** Your goal **
Images are not part of the copy; write out the rest of the data exactly as given.

** Data extract **
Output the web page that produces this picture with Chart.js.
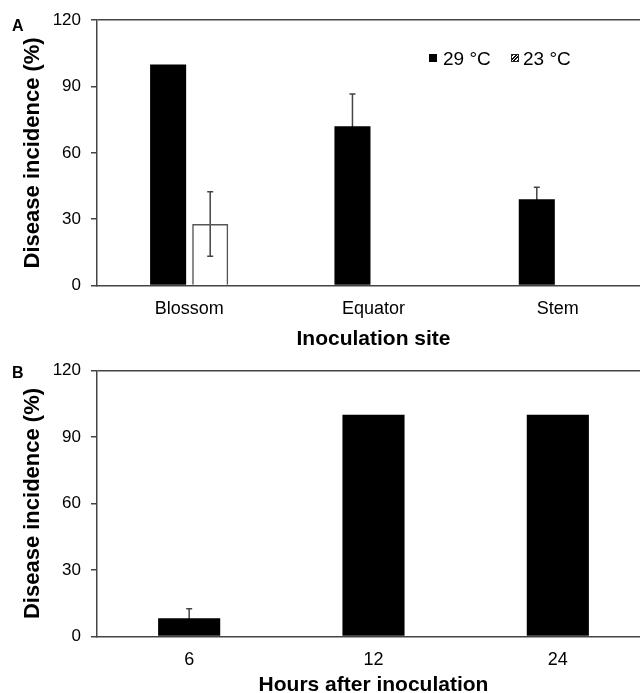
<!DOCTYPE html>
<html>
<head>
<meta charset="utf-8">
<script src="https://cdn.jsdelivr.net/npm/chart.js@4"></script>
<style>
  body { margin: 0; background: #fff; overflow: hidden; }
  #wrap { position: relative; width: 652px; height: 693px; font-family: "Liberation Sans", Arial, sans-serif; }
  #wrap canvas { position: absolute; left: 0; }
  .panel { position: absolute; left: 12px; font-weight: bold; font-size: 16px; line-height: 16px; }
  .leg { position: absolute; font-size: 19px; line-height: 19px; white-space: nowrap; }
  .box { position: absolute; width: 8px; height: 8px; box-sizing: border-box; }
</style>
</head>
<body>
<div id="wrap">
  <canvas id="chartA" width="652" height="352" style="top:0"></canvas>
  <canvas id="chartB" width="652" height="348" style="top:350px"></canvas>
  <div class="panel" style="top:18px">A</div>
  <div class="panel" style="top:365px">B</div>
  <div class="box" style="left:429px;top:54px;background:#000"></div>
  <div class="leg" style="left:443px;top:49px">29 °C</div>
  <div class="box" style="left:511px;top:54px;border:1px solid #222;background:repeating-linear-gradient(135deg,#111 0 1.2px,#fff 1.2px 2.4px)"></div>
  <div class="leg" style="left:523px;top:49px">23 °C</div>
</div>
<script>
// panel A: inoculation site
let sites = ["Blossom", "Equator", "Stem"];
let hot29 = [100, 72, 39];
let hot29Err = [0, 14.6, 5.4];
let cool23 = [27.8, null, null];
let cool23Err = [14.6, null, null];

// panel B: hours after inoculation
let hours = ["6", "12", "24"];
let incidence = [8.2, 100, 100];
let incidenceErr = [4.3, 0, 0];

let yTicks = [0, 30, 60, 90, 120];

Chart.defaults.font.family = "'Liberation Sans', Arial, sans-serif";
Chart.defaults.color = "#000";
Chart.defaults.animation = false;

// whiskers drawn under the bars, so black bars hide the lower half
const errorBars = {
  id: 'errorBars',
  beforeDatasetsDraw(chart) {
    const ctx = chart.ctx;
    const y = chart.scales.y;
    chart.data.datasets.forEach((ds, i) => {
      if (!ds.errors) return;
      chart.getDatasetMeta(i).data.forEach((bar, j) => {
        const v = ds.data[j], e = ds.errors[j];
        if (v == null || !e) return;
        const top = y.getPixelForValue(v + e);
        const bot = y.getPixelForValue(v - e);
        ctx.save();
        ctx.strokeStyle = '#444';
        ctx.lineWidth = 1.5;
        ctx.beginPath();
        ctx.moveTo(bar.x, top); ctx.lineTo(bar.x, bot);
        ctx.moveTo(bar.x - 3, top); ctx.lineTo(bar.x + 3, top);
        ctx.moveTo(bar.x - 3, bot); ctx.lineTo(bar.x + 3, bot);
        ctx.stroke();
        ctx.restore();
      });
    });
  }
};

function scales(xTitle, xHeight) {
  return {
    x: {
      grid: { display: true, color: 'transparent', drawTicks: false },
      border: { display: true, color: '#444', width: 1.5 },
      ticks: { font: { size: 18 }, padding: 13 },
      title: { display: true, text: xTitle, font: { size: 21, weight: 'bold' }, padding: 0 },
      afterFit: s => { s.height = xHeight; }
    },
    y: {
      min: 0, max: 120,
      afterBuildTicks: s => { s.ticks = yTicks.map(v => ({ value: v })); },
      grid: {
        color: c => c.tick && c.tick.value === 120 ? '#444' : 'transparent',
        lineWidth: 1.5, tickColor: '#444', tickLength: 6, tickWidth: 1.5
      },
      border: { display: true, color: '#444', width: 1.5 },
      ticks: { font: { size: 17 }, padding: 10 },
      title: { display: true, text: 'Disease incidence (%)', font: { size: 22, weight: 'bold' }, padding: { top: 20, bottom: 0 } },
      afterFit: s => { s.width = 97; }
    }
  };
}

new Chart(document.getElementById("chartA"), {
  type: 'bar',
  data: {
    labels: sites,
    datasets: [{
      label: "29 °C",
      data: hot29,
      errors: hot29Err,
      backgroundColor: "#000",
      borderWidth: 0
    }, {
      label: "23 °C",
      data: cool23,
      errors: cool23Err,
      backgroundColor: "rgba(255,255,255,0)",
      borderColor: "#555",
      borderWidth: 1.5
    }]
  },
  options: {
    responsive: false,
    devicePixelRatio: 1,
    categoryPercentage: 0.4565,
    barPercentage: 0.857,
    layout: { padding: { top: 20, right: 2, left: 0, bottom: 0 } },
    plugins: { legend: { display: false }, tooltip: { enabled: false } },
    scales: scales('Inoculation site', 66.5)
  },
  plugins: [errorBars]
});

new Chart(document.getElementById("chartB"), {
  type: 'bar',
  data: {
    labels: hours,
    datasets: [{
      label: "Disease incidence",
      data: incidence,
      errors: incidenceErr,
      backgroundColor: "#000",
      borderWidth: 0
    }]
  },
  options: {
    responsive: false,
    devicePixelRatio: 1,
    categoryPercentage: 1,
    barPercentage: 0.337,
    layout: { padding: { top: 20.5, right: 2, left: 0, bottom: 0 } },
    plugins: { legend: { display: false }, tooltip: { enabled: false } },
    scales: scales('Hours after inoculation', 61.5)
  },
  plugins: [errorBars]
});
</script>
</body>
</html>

** Exercise solution **
Output the web page that produces this picture with Chart.js.
<!DOCTYPE html>
<html>
<head>
<meta charset="utf-8">
<script src="https://cdn.jsdelivr.net/npm/chart.js@4"></script>
<style>
  body { margin: 0; background: #fff; overflow: hidden; }
  #wrap { position: relative; width: 652px; height: 693px; font-family: "Liberation Sans", Arial, sans-serif; }
  #wrap canvas { position: absolute; left: 0; }
  .panel { position: absolute; left: 12px; font-weight: bold; font-size: 16px; line-height: 16px; }
  .leg { position: absolute; font-size: 19px; line-height: 19px; white-space: nowrap; }
  .box { position: absolute; width: 8px; height: 8px; box-sizing: border-box; }
</style>
</head>
<body>
<div id="wrap">
  <canvas id="chartA" width="652" height="352" style="top:0"></canvas>
  <canvas id="chartB" width="652" height="348" style="top:350px"></canvas>
  <div class="panel" style="top:18px">A</div>
  <div class="panel" style="top:365px">B</div>
  <div class="box" style="left:429px;top:54px;background:#000"></div>
  <div class="leg" style="left:443px;top:49px">29 °C</div>
  <div class="box" style="left:511px;top:54px;border:1px solid #222;background:repeating-linear-gradient(135deg,#111 0 1.2px,#fff 1.2px 2.4px)"></div>
  <div class="leg" style="left:523px;top:49px">23 °C</div>
</div>
<script>
// panel A: inoculation site
let sites = ["Blossom", "Equator", "Stem"];
let hot29 = [100, 72, 39];
let hot29Err = [0, 14.6, 5.4];
let cool23 = [27.8, null, null];
let cool23Err = [14.6, null, null];

// panel B: hours after inoculation
let hours = ["6", "12", "24"];
let incidence = [8.2, 100, 100];
let incidenceErr = [4.3, 0, 0];

let yTicks = [0, 30, 60, 90, 120];

Chart.defaults.font.family = "'Liberation Sans', Arial, sans-serif";
Chart.defaults.color = "#000";
Chart.defaults.animation = false;

// whiskers drawn under the bars, so black bars hide the lower half
const errorBars = {
  id: 'errorBars',
  beforeDatasetsDraw(chart) {
    const ctx = chart.ctx;
    const y = chart.scales.y;
    chart.data.datasets.forEach((ds, i) => {
      if (!ds.errors) return;
      chart.getDatasetMeta(i).data.forEach((bar, j) => {
        const v = ds.data[j], e = ds.errors[j];
        if (v == null || !e) return;
        const top = y.getPixelForValue(v + e);
        const bot = y.getPixelForValue(v - e);
        ctx.save();
        ctx.strokeStyle = '#444';
        ctx.lineWidth = 1.5;
        ctx.beginPath();
        ctx.moveTo(bar.x, top); ctx.lineTo(bar.x, bot);
        ctx.moveTo(bar.x - 3, top); ctx.lineTo(bar.x + 3, top);
        ctx.moveTo(bar.x - 3, bot); ctx.lineTo(bar.x + 3, bot);
        ctx.stroke();
        ctx.restore();
      });
    });
  }
};

function scales(xTitle, xHeight) {
  return {
    x: {
      grid: { display: true, color: 'transparent', drawTicks: false },
      border: { display: true, color: '#444', width: 1.5 },
      ticks: { font: { size: 18 }, padding: 13 },
      title: { display: true, text: xTitle, font: { size: 21, weight: 'bold' }, padding: 0 },
      afterFit: s => { s.height = xHeight; }
    },
    y: {
      min: 0, max: 120,
      afterBuildTicks: s => { s.ticks = yTicks.map(v => ({ value: v })); },
      grid: {
        color: c => c.tick && c.tick.value === 120 ? '#444' : 'transparent',
        lineWidth: 1.5, tickColor: '#444', tickLength: 6, tickWidth: 1.5
      },
      border: { display: true, color: '#444', width: 1.5 },
      ticks: { font: { size: 17 }, padding: 10 },
      title: { display: true, text: 'Disease incidence (%)', font: { size: 22, weight: 'bold' }, padding: { top: 20, bottom: 0 } },
      afterFit: s => { s.width = 97; }
    }
  };
}

new Chart(document.getElementById("chartA"), {
  type: 'bar',
  data: {
    labels: sites,
    datasets: [{
      label: "29 °C",
      data: hot29,
      errors: hot29Err,
      backgroundColor: "#000",
      borderWidth: 0
    }, {
      label: "23 °C",
      data: cool23,
      errors: cool23Err,
      backgroundColor: "rgba(255,255,255,0)",
      borderColor: "#555",
      borderWidth: 1.5
    }]
  },
  options: {
    responsive: false,
    devicePixelRatio: 1,
    categoryPercentage: 0.4565,
    barPercentage: 0.857,
    layout: { padding: { top: 20, right: 2, left: 0, bottom: 0 } },
    plugins: { legend: { display: false }, tooltip: { enabled: false } },
    scales: scales('Inoculation site', 66.5)
  },
  plugins: [errorBars]
});

new Chart(document.getElementById("chartB"), {
  type: 'bar',
  data: {
    labels: hours,
    datasets: [{
      label: "Disease incidence",
      data: incidence,
      errors: incidenceErr,
      backgroundColor: "#000",
      borderWidth: 0
    }]
  },
  options: {
    responsive: false,
    devicePixelRatio: 1,
    categoryPercentage: 1,
    barPercentage: 0.337,
    layout: { padding: { top: 20.5, right: 2, left: 0, bottom: 0 } },
    plugins: { legend: { display: false }, tooltip: { enabled: false } },
    scales: scales('Hours after inoculation', 61.5)
  },
  plugins: [errorBars]
});
</script>
</body>
</html>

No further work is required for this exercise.